## Short problem
Extract the lines from the start through the line that holds "s.set_visible(False)", both included, omitting all images.

## Dataset content
────────
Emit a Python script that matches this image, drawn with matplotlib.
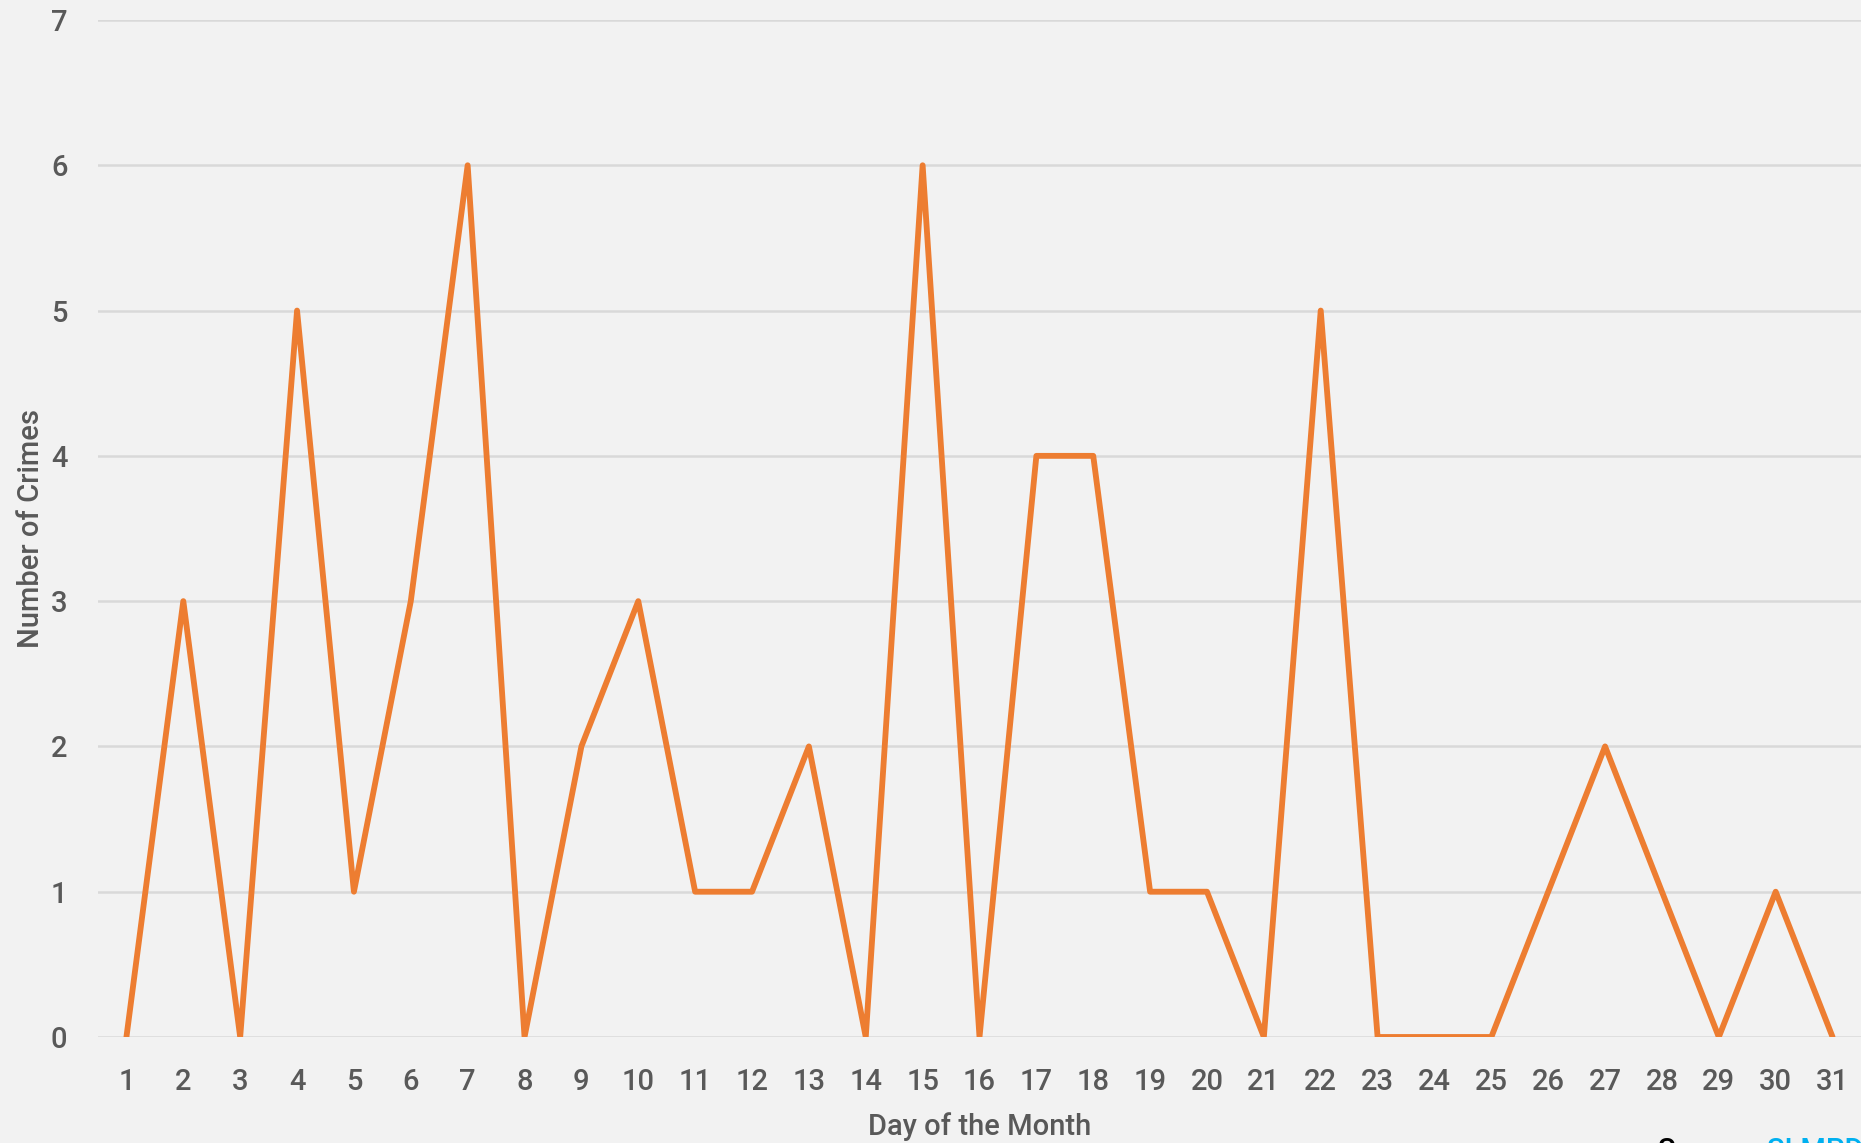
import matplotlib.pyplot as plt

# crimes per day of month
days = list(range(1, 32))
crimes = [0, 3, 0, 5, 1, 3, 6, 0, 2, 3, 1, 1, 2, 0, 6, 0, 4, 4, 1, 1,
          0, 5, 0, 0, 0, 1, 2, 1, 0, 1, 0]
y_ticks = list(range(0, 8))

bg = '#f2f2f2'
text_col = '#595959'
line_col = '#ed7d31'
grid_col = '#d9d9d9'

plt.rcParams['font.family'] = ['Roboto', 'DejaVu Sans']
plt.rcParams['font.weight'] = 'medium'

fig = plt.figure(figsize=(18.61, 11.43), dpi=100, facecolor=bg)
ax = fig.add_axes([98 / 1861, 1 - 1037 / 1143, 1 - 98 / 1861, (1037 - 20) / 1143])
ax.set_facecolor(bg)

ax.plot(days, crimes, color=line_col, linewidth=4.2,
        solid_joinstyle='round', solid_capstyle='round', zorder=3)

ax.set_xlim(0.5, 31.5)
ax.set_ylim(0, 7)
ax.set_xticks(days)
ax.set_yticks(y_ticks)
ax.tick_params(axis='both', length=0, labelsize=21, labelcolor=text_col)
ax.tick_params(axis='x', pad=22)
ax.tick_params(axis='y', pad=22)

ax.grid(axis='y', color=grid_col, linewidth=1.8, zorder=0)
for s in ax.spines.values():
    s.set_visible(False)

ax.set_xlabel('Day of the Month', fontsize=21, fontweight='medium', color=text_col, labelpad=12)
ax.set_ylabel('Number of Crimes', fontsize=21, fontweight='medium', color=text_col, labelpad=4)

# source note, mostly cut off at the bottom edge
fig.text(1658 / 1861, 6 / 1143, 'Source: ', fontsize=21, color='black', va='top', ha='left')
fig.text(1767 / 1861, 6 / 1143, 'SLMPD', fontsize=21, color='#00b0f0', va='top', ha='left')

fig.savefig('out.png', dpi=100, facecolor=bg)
────────
## Response for this exercise
Emit a Python script that matches this image, drawn with matplotlib.
import matplotlib.pyplot as plt

# crimes per day of month
days = list(range(1, 32))
crimes = [0, 3, 0, 5, 1, 3, 6, 0, 2, 3, 1, 1, 2, 0, 6, 0, 4, 4, 1, 1,
          0, 5, 0, 0, 0, 1, 2, 1, 0, 1, 0]
y_ticks = list(range(0, 8))

bg = '#f2f2f2'
text_col = '#595959'
line_col = '#ed7d31'
grid_col = '#d9d9d9'

plt.rcParams['font.family'] = ['Roboto', 'DejaVu Sans']
plt.rcParams['font.weight'] = 'medium'

fig = plt.figure(figsize=(18.61, 11.43), dpi=100, facecolor=bg)
ax = fig.add_axes([98 / 1861, 1 - 1037 / 1143, 1 - 98 / 1861, (1037 - 20) / 1143])
ax.set_facecolor(bg)

ax.plot(days, crimes, color=line_col, linewidth=4.2,
        solid_joinstyle='round', solid_capstyle='round', zorder=3)

ax.set_xlim(0.5, 31.5)
ax.set_ylim(0, 7)
ax.set_xticks(days)
ax.set_yticks(y_ticks)
ax.tick_params(axis='both', length=0, labelsize=21, labelcolor=text_col)
ax.tick_params(axis='x', pad=22)
ax.tick_params(axis='y', pad=22)

ax.grid(axis='y', color=grid_col, linewidth=1.8, zorder=0)
for s in ax.spines.values():
    s.set_visible(False)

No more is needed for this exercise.